Scientometrics
- Discipline: Scientometrics
- Language: English
- Edited by: Wolfgang Glänzel

Publication details
- History: 1978–present
- Publisher: Springer Science+Business Media
- Frequency: Monthly
- Impact factor: 3.238 (2020)

Standard abbreviations
- ISO 4: Scientometrics

Indexing
- CODEN: SCNTDX
- ISSN: 0138-9130 (print) 1588-2861 (web)
- LCCN: 79645095
- OCLC no.: 4846912

Links
- Journal homepage; Online archive;

= Scientometrics (journal) =

Scientometrics is a monthly peer-reviewed academic journal covering the field of scientometrics. It publishes original studies, short communications, review papers, letters to the editor, and book reviews. It is published by Akadémiai Kiadó and Springer Science+Business Media and was established in 1978. Its founder and first editor-in-chief was Tibor Braun.

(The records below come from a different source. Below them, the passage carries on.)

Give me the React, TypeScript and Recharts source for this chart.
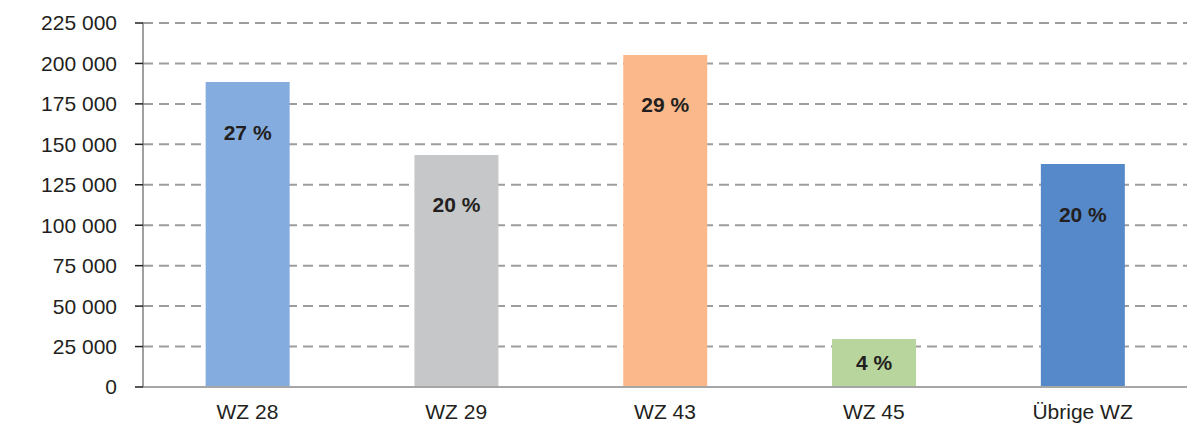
import { BarChart, Bar, XAxis, YAxis, CartesianGrid, Cell, LabelList } from "recharts";

const categories = ["WZ 28", "WZ 29", "WZ 43", "WZ 45", "Übrige WZ"];
const values = [188500, 143400, 205200, 29700, 137800];
const shares = ["27 %", "20 %", "29 %", "4 %", "20 %"];
const COLORS = ["#84acde", "#c6c7c9", "#fbb98b", "#b7d59d", "#5589ca"];
const yTicks = [0, 25000, 50000, 75000, 100000, 125000, 150000, 175000, 200000, 225000];
const edgeTicks = [0, 1, 2, 3, 4, 5];

const FONT = "'Liberation Sans', Arial, sans-serif";

const data = categories.map((name, i) => ({ name, value: values[i], share: shares[i] }));

const fmt = (v: number) => String(v).replace(/\B(?=(\d{3})+(?!\d))/g, " ");

function ShareLabel(props: any) {
  const { x, y, width, height, value } = props;
  const dy = Math.min(height / 2, 50);
  return (
    <text
      x={x + width / 2}
      y={y + dy}
      dy="0.355em"
      textAnchor="middle"
      fontFamily={FONT}
      fontSize={21}
      fontWeight="bold"
      fill="#231f20"
    >
      {value}
    </text>
  );
}

export default function App() {
  return (
    <div style={{ position: "fixed", left: 0, top: 0, background: "#fff" }}>
      <BarChart
        width={1187}
        height={423}
        data={data}
        margin={{ top: 23, right: 0, bottom: 0, left: 0 }}
        barCategoryGap="30%"
      >
        <CartesianGrid vertical={false} stroke="#9d9d9d" strokeWidth={2} strokeDasharray="10 6" />
        <XAxis
          xAxisId="edges"
          type="number"
          domain={[0, 5]}
          ticks={edgeTicks}
          height={0}
          axisLine={false}
          tickSize={6}
          tickLine={{ stroke: "#9d9d9d", strokeWidth: 1.5 }}
          tick={() => <g />}
        />
        <XAxis
          dataKey="name"
          height={36}
          tickSize={0}
          tickMargin={17}
          axisLine={{ stroke: "#a6a6a6", strokeWidth: 2 }}
          tickLine={false}
          tick={{ fill: "#231f20", fontSize: 21, fontFamily: FONT }}
        />
        <YAxis
          width={143}
          domain={[0, 225000]}
          ticks={yTicks}
          interval={0}
          tickFormatter={fmt}
          tickSize={8}
          tickMargin={18}
          axisLine={{ stroke: "#7f7f7f", strokeWidth: 1.5 }}
          tickLine={{ stroke: "#231f20", strokeWidth: 1.5 }}
          tick={{ fill: "#231f20", fontSize: 21, fontFamily: FONT }}
        />
        <Bar dataKey="value" isAnimationActive={false}>
          {data.map((_, i) => (
            <Cell key={i} fill={COLORS[i]} />
          ))}
          <LabelList dataKey="share" content={ShareLabel} />
        </Bar>
      </BarChart>
    </div>
  );
}
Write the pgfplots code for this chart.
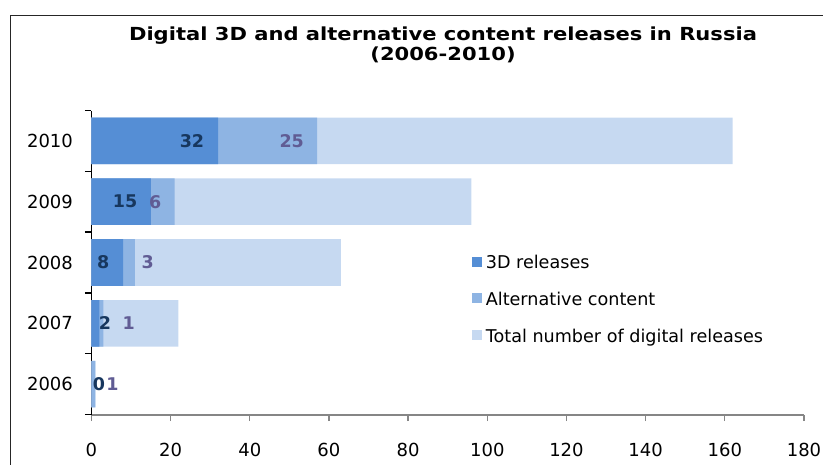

==Abstracting and indexing==
This journal is abstracted and indexed in:

- Biological Abstracts
- BIOSIS Previews
- Chemical Abstracts Service
- Current Contents/Social & Behavioral Sciences
- EBSCO databases
- Inspec
- ProQuest databases
- Science Citation Index Expanded
- Social Sciences Citation Index
- Scopus
- Zentralblatt Math

According to the Journal Citation Reports, the journal has a 2020 impact factor of 3.238.

==Plagiarism case==
Jeffrey Beall reported that the editor of Scientometrics initially reacted indifferently to the discovery of extended word-for-word plagiarism in a 2013 article. The authors in question had copied material from a source and provided a citation, but had not used quotation marks. In the end, the article was retracted.